In his first three-year semester, he made lots of friends, and most of them agreed to support his grand ideas. Len was a confident, outgoing, naturally enthusiastic child. Even when he got bullied by the older boys in the big school, most of his new friends stuck up for him and he refused to let the bullying get him down. Good on you, Len!
Len’s fist-pumping, bouncy personality — and the singing! — can occasionally be irritating in a classroom context, but it’s hard to complain when you’ve got a happy child.

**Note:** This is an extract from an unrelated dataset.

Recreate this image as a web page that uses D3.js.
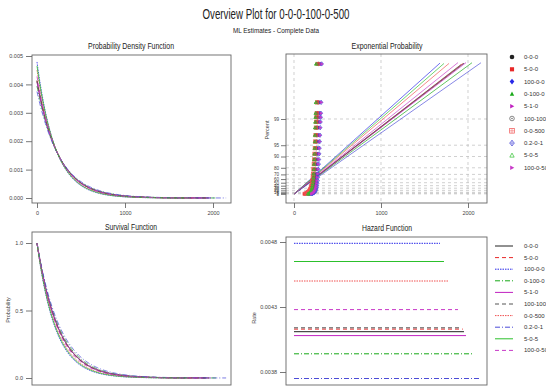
<!DOCTYPE html>
<html>
<head>
<meta charset="utf-8">
<script src="https://cdn.jsdelivr.net/npm/d3@7"></script>
<style>
body { margin: 0; background: #fff; }
svg { display: block; font-family: "Liberation Sans Narrow", "Liberation Sans", Arial, sans-serif; }
.axis text { fill: #444; font-size: 5.5px; }
.axis line { stroke: #555; stroke-width: 0.8; }
.axis path { display: none; }
.pct text { font-size: 4.6px; }
.grid line { stroke: #bbb; stroke-width: 0.7; stroke-dasharray: 3,3; }
</style>
</head>
<body>
<div id="chart"></div>
<script>
// series
const seriesNames = ["0-0-0", "5-0-0", "100-0-0", "0-100-0", "5-1-0", "100-100-0", "0-0-500", "0.2-0-1", "5-0-5", "100-0-500"];
const hazardRates = [0.00411, 0.00413, 0.00479, 0.00394, 0.00408, 0.00414, 0.00450, 0.00375, 0.00465, 0.00428];
const maxTimes = [1954, 1940, 1678, 2046, 1977, 1920, 1782, 2149, 1724, 1885];

// probability plot points (percent plotting positions, times per series)
const plotPercents = [1, 3, 6, 10, 15, 20, 26, 33, 40, 48, 56, 64, 71, 78, 84, 88, 91.5, 94, 96, 97.3, 98.3, 98.8, 99.1, 99.3, 99.64, 99.966];
const plotTimes = [
  [158, 170, 180, 189, 196, 202, 208, 213, 218, 222, 226, 230, 234, 237, 241, 244, 247, 250, 253, 256, 259, 262, 264, 267, 271, 276],
  [118, 135, 150, 162, 172, 181, 189, 196, 202, 208, 213, 218, 223, 227, 231, 235, 239, 243, 247, 251, 255, 259, 262, 265, 270, 277],
  [205, 214, 221, 227, 232, 237, 241, 245, 249, 253, 256, 259, 262, 265, 268, 271, 274, 277, 280, 283, 286, 289, 291, 293, 297, 302],
  [150, 162, 172, 180, 187, 193, 198, 203, 207, 211, 214, 217, 220, 223, 225, 228, 230, 232, 234, 236, 238, 240, 242, 244, 247, 250],
  [190, 200, 209, 217, 224, 230, 236, 242, 247, 252, 257, 261, 266, 270, 274, 278, 282, 286, 290, 294, 297, 301, 304, 307, 311, 316],
  [170, 181, 190, 198, 205, 211, 216, 221, 226, 230, 234, 238, 242, 245, 249, 252, 255, 258, 261, 264, 267, 270, 272, 274, 277, 281],
  [125, 140, 153, 164, 173, 181, 188, 194, 200, 206, 211, 216, 220, 224, 228, 232, 236, 240, 244, 248, 252, 256, 259, 262, 266, 272],
  [195, 212, 226, 236, 244, 250, 255, 260, 264, 268, 272, 275, 278, 281, 284, 287, 290, 293, 296, 299, 302, 305, 307, 309, 312, 318],
  [160, 170, 179, 187, 194, 200, 205, 209, 213, 217, 220, 223, 226, 229, 231, 234, 236, 238, 240, 242, 244, 246, 248, 250, 253, 257],
  [200, 210, 219, 227, 234, 240, 246, 251, 256, 261, 265, 269, 273, 277, 281, 285, 289, 293, 297, 300, 303, 306, 309, 312, 316, 321]
];

const timeTicks = [0, 1000, 2000];
const pdfTicks = [0, 0.001, 0.002, 0.003, 0.004, 0.005];
const survTicks = [0, 0.5, 1];
const hazardTicks = [0.0038, 0.0043, 0.0048];
const percentTicks = [1, 5, 10, 20, 30, 40, 50, 60, 70, 80, 90, 95, 99];

// styles
const colors = ["#222", "#e82828", "#2828e8", "#18a818", "#c020c0", "#555", "#f05050", "#4c4cd8", "#2cc02c", "#c838c8"];
const dashes = [null, "4,3", "1.5,1", "5,2,1,2", null, "4,3", "1.5,1", "5,2,1,2", null, "4,3"];
const shapes = ["circle", "square", "diamond", "triangle", "right", "circleDot", "squarePlus", "diamondPlus", "triangleOpen", "right"];

const width = 546, height = 386;
const svg = d3.select("#chart").append("svg")
  .attr("width", width)
  .attr("height", height);

const title = (txt, x, y, size, len) => {
  svg.append("text")
    .attr("x", x).attr("y", y)
    .attr("text-anchor", "middle")
    .attr("font-size", size)
    .attr("fill", "#222")
    .attr("textLength", len)
    .attr("lengthAdjust", "spacingAndGlyphs")
    .text(txt);
};

title("Overview Plot for 0-0-0-100-0-500", 276, 19, 14, 147);
title("ML Estimates - Complete Data", 276, 33, 8, 86);
title("Probability Density Function", 131, 49, 9.5, 86);
title("Exponential Probability", 387, 49, 9.5, 71);
title("Survival Function", 131, 230, 9.5, 52);
title("Hazard Function", 387, 231, 9.5, 50);

const ylab = (txt, x, y) => {
  svg.append("text")
    .attr("transform", `translate(${x}, ${y}) rotate(-90)`)
    .attr("text-anchor", "middle")
    .attr("font-size", 5.5)
    .attr("fill", "#444")
    .text(txt);
};

const box = (b) => {
  svg.append("rect")
    .attr("x", b.x0).attr("y", b.y0)
    .attr("width", b.x1 - b.x0).attr("height", b.y1 - b.y0)
    .attr("fill", "none")
    .attr("stroke", "#666")
    .attr("stroke-width", 0.9);
};

const pdfBox = { x0: 32, x1: 231, y0: 55, y1: 203 };
const expBox = { x0: 286, x1: 487, y0: 54, y1: 203 };
const survBox = { x0: 32, x1: 231, y0: 232, y1: 385 };
const hazBox = { x0: 286, x1: 487, y0: 237, y1: 385 };

let xLeft = d3.scaleLinear().domain([0, 2000]).range([37, 213]);
let xRight = d3.scaleLinear().domain([0, 2000]).range([294, 468]);
let yPdf = d3.scaleLinear().domain([0, 0.005]).range([198, 56]);
let ySurv = d3.scaleLinear().domain([0, 1]).range([378, 243]);
let yHaz = d3.scaleLinear().domain([0.0038, 0.0048]).range([372, 242]);
// exponential paper: linear in -ln(1 - p)
let yExp = d3.scaleLinear().domain([0, -Math.log(0.01)]).range([194, 119]);
const toExp = (pct) => -Math.log(1 - pct / 100);

// ---- Probability Density Function
svg.append("g").attr("class", "axis")
  .attr("transform", `translate(${pdfBox.x0}, 0)`)
  .call(d3.axisLeft(yPdf).tickValues(pdfTicks).tickSize(6).tickPadding(3).tickFormat(d3.format(".3f")));
svg.append("g").attr("class", "axis")
  .attr("transform", `translate(0, ${pdfBox.y1})`)
  .call(d3.axisBottom(xLeft).tickValues(timeTicks).tickSize(5).tickPadding(3).tickFormat(d3.format("d")));

let pdfLine = d3.line().x((d) => xLeft(d[0])).y((d) => yPdf(d[1]));
let survLine = d3.line().x((d) => xLeft(d[0])).y((d) => ySurv(d[1]));

seriesNames.forEach(function(name, i) {
  let lam = hazardRates[i];
  let ts = d3.range(0, maxTimes[i], 8).concat([maxTimes[i]]);
  svg.append("path")
    .attr("d", pdfLine(ts.map((t) => [t, lam * Math.exp(-lam * t)])))
    .attr("fill", "none")
    .attr("stroke", colors[i])
    .attr("stroke-width", 0.8)
    .attr("stroke-dasharray", dashes[i]);
  svg.append("path")
    .attr("d", survLine(ts.map((t) => [t, Math.exp(-lam * t)])))
    .attr("fill", "none")
    .attr("stroke", colors[i])
    .attr("stroke-width", 0.8)
    .attr("stroke-dasharray", dashes[i]);
});
box(pdfBox);

// ---- Survival Function
svg.append("g").attr("class", "axis")
  .attr("transform", `translate(${survBox.x0}, 0)`)
  .call(d3.axisLeft(ySurv).tickValues(survTicks).tickSize(6).tickPadding(3).tickFormat(d3.format(".1f")));
box(survBox);
ylab("Probability", 10, 310);

// ---- Exponential Probability
let grid = svg.append("g").attr("class", "grid");
grid.selectAll(".v").data(timeTicks).enter().append("line")
  .attr("x1", (d) => xRight(d)).attr("x2", (d) => xRight(d))
  .attr("y1", expBox.y0).attr("y2", expBox.y1);
grid.selectAll(".h").data(percentTicks).enter().append("line")
  .attr("x1", expBox.x0).attr("x2", expBox.x1)
  .attr("y1", (d) => yExp(toExp(d))).attr("y2", (d) => yExp(toExp(d)));

svg.append("g").attr("class", "axis pct")
  .attr("transform", `translate(${expBox.x0}, 0)`)
  .call(d3.axisLeft(yExp).tickValues(percentTicks.map(toExp)).tickSize(5).tickPadding(2)
    .tickFormat((d, i) => percentTicks[i]));
svg.append("g").attr("class", "axis")
  .attr("transform", `translate(0, ${expBox.y1})`)
  .call(d3.axisBottom(xRight).tickValues(timeTicks).tickSize(5).tickPadding(3).tickFormat(d3.format("d")));
ylab("Percent", 269, 130);

const marker = (g, shape, color, r) => {
  let tri = `M0,${-r}L${r * 0.95},${r * 0.75}L${-r * 0.95},${r * 0.75}Z`;
  let dia = `M0,${-r * 1.25}L${r},0L0,${r * 1.25}L${-r},0Z`;
  let rgt = `M${-r * 0.8},${-r}L${r},0L${-r * 0.8},${r}Z`;
  if (shape === "circle") {
    g.append("circle").attr("r", r).attr("fill", color);
  } else if (shape === "square") {
    g.append("rect").attr("x", -r * 0.9).attr("y", -r * 0.9).attr("width", r * 1.8).attr("height", r * 1.8).attr("fill", color);
  } else if (shape === "diamond") {
    g.append("path").attr("d", dia).attr("fill", color);
  } else if (shape === "triangle") {
    g.append("path").attr("d", tri).attr("fill", color);
  } else if (shape === "right") {
    g.append("path").attr("d", rgt).attr("fill", color);
  } else if (shape === "circleDot") {
    g.append("circle").attr("r", r).attr("fill", "none").attr("stroke", color).attr("stroke-width", 0.7);
    g.append("circle").attr("r", r * 0.3).attr("fill", color);
  } else if (shape === "squarePlus") {
    g.append("rect").attr("x", -r).attr("y", -r).attr("width", r * 2).attr("height", r * 2)
      .attr("fill", "none").attr("stroke", color).attr("stroke-width", 0.7);
    g.append("path").attr("d", `M${-r},0H${r}M0,${-r}V${r}`).attr("stroke", color).attr("stroke-width", 0.5);
  } else if (shape === "diamondPlus") {
    g.append("path").attr("d", dia).attr("fill", "none").attr("stroke", color).attr("stroke-width", 0.7);
    g.append("path").attr("d", `M${-r},0H${r}M0,${-r * 1.25}V${r * 1.25}`).attr("stroke", color).attr("stroke-width", 0.5);
  } else if (shape === "triangleOpen") {
    g.append("path").attr("d", tri).attr("fill", "none").attr("stroke", color).attr("stroke-width", 0.7);
  }
};

// fitted lines
seriesNames.forEach(function(name, i) {
  svg.append("line")
    .attr("x1", xRight(0)).attr("y1", yExp(0))
    .attr("x2", xRight(maxTimes[i])).attr("y2", yExp(hazardRates[i] * maxTimes[i]))
    .attr("stroke", colors[i])
    .attr("stroke-opacity", 0.75)
    .attr("stroke-width", 0.9);
});

// data points
seriesNames.forEach(function(name, i) {
  let pts = svg.append("g").selectAll("g")
    .data(plotTimes[i].map((t, j) => [t, plotPercents[j]]))
    .enter()
    .append("g")
    .attr("transform", (d) => `translate(${xRight(d[0])}, ${yExp(toExp(d[1]))})`);
  pts.each(function() {
    marker(d3.select(this), shapes[i], colors[i], 1.7);
  });
});
box(expBox);

// legend with markers
seriesNames.forEach(function(name, i) {
  let g = svg.append("g").attr("transform", `translate(512, ${57 + i * 12.3})`);
  marker(g, shapes[i], colors[i], 2.3);
  svg.append("text")
    .attr("x", 524).attr("y", 57 + i * 12.3 + 2)
    .attr("font-size", 6).attr("fill", "#333")
    .text(name);
});

// ---- Hazard Function
svg.append("g").attr("class", "axis")
  .attr("transform", `translate(${hazBox.x0}, 0)`)
  .call(d3.axisLeft(yHaz).tickValues(hazardTicks).tickSize(6).tickPadding(3).tickFormat(d3.format(".4f")));
ylab("Rate", 256, 318);

seriesNames.forEach(function(name, i) {
  svg.append("line")
    .attr("x1", xRight(0)).attr("x2", xRight(maxTimes[i]))
    .attr("y1", yHaz(hazardRates[i])).attr("y2", yHaz(hazardRates[i]))
    .attr("stroke", colors[i])
    .attr("stroke-width", 1)
    .attr("stroke-dasharray", dashes[i]);
});
box(hazBox);

// legend with line styles
seriesNames.forEach(function(name, i) {
  let y = 246 + i * 11.6;
  svg.append("line")
    .attr("x1", 495).attr("x2", 513)
    .attr("y1", y).attr("y2", y)
    .attr("stroke", colors[i])
    .attr("stroke-width", 1)
    .attr("stroke-dasharray", dashes[i]);
  svg.append("text")
    .attr("x", 524).attr("y", y + 2)
    .attr("font-size", 6).attr("fill", "#333")
    .text(name);
});
</script>
</body>
</html>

Len completed two big classroom projects in his first semester, and was very proud of them both. The first was a dream for the future called the Auckland Plan, and the second was a complex blueprint for how to achieve it, called the Unitary Plan. Len and his friends put hours of work into both projects, and although, to be honest, they’re not quite as thrilling as Len thinks, they are impressive pieces of work.
Len ended the first semester as the popular and undisputed leader of the class. Well done, Len!

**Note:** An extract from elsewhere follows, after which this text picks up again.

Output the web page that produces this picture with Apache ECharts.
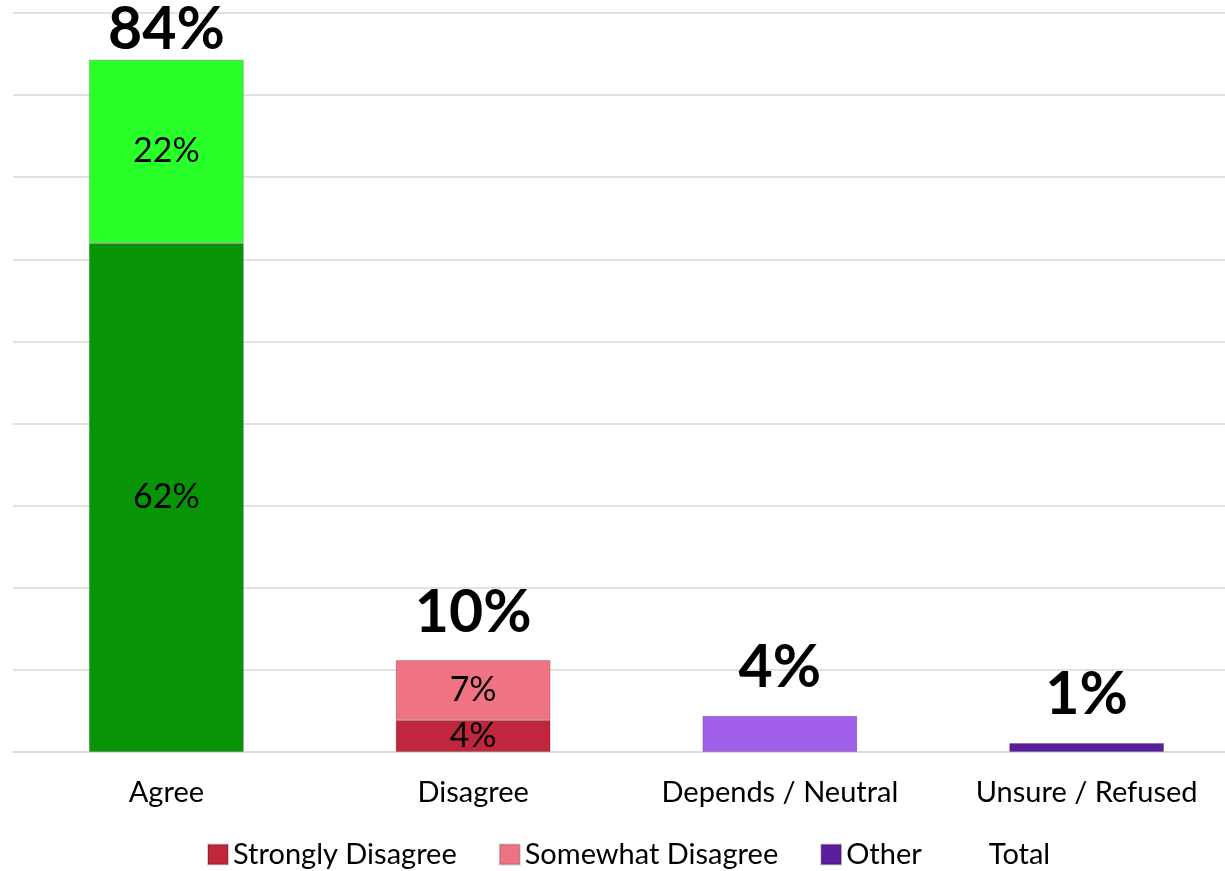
<!DOCTYPE html>
<html>
<head>
<meta charset="utf-8">
<script src="https://cdn.jsdelivr.net/npm/echarts@6/dist/echarts.min.js"></script>
<style>html,body{margin:0;padding:0;background:#fff;overflow:hidden;}#c{width:1225px;height:871px;}</style>
</head>
<body>
<div id="c"></div>
<script>
const categories = ['Agree', 'Disagree', 'Depends / Neutral', 'Unsure / Refused'];
const stronglyAgree = [62, null, null, null];
const somewhatAgree = [22.3, null, null, null];
const stronglyDisagree = [null, 3.9, null, null];
const somewhatDisagree = [null, 7.3, null, null];
const dependsNeutral = [null, null, 4.4, null];
const other = [null, null, null, 1.1];
const totalLabels = ['84%', '10%', '4%', '1%'];
const yTicks = [0, 10, 20, 30, 40, 50, 60, 70, 80, 90];

const FONT = 'Lato';
const border = {borderColor: 'rgba(0,0,0,0.18)', borderWidth: 1};
const innerLabel = {
  show: true, position: 'inside', color: '#000', fontFamily: FONT, fontSize: 34,
  formatter: p => Math.round(p.value) + '%'
};
function seg(name, data, color, withLabel) {
  return {
    name, type: 'bar', stack: 'all', data, barWidth: '50.5%',
    itemStyle: Object.assign({color}, border),
    label: withLabel ? innerLabel : {show: false},
    emphasis: {disabled: true}
  };
}
const chart = echarts.init(document.getElementById('c'), null, {renderer: 'canvas'});
chart.setOption({
  animation: false,
  // plot area runs slightly past the right edge of the picture, as in the original
  grid: {left: 13, width: 1227, top: 13, bottom: 119, containLabel: false, outerBoundsMode: 'none'},
  legend: {
    data: ['Strongly Disagree', 'Somewhat Disagree', 'Other', 'Total'],
    top: 840, left: 207, padding: 0, itemWidth: 20, itemHeight: 20, itemGap: 42, icon: 'rect',
    textStyle: {fontFamily: FONT, fontSize: 29, color: '#000'}
  },
  xAxis: {
    type: 'category', data: categories,
    axisLine: {lineStyle: {color: '#d9d9d9', width: 1.5}},
    axisTick: {show: false},
    axisLabel: {fontFamily: FONT, fontSize: 29, color: '#000', margin: 26, interval: 0}
  },
  yAxis: {
    type: 'value', min: yTicks[0], max: yTicks[yTicks.length - 1], interval: yTicks[1] - yTicks[0],
    axisLabel: {show: false}, axisLine: {show: false}, axisTick: {show: false},
    splitLine: {lineStyle: {color: '#d9d9d9', width: 1.5}}
  },
  series: [
    seg('Strongly Agree', stronglyAgree, '#079507', true),
    seg('Somewhat Agree', somewhatAgree, '#29ff29', true),
    seg('Strongly Disagree', stronglyDisagree, '#c0273d', true),
    seg('Somewhat Disagree', somewhatDisagree, '#f07384', true),
    seg('Depends / Neutral', dependsNeutral, '#a25fea', false),
    seg('Other', other, '#5a1e9e', false),
    {
      name: 'Total', type: 'bar', stack: 'all', barWidth: '50.5%',
      itemStyle: {color: 'rgba(0,0,0,0)'},
      emphasis: {disabled: true},
      data: totalLabels.map((t, i) => ({
        value: 0,
        // the tallest bar's label is pushed down to stay inside the plot area
        label: i === 0 ? {distance: 0} : undefined
      })),
      label: {
        show: true, position: 'top', distance: 18, color: '#000',
        fontFamily: FONT, fontWeight: 'bold', fontSize: 59,
        formatter: p => totalLabels[p.dataIndex]
      }
    }
  ]
});
</script>
</body>
</html>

It pains us to report that Len is not having a good second semester. Right at the start, as is widely known, he was caught behaving inappropriately with one of the girls. Then it emerged he had not always spent his pocket money as wisely as he might. Len went into hiding for a whole year and his friends did much of his work for him.
Support for his new project, an underground train set, has sometimes seemed more grudging than heartfelt. The big boys bullied him more and he didn’t know how to stop it. Friends who might have helped didn’t come to his rescue. He wears a brave face, the poor mite, but he is no longer the most popular boy in class and can often be seen eating his lunch alone.
Meanwhile, some of his friends have taken over his first-semester projects and are doing a good job with them. Len should take heart from that. On the whole, the class is confident and thriving, and sometimes they ask Len to join in with their games. But often they don’t.
Len has been in this class for 5 years now, and it’s a sad fact of life that children who are not popular cannot remain. Especially if they want to be class leader. What’s the point of standing in a corner of the room telling people what they should be doing if everyone else is outside playing? If Len was honest with himself, he’d accept that he needs to find something else to do. We wish him well.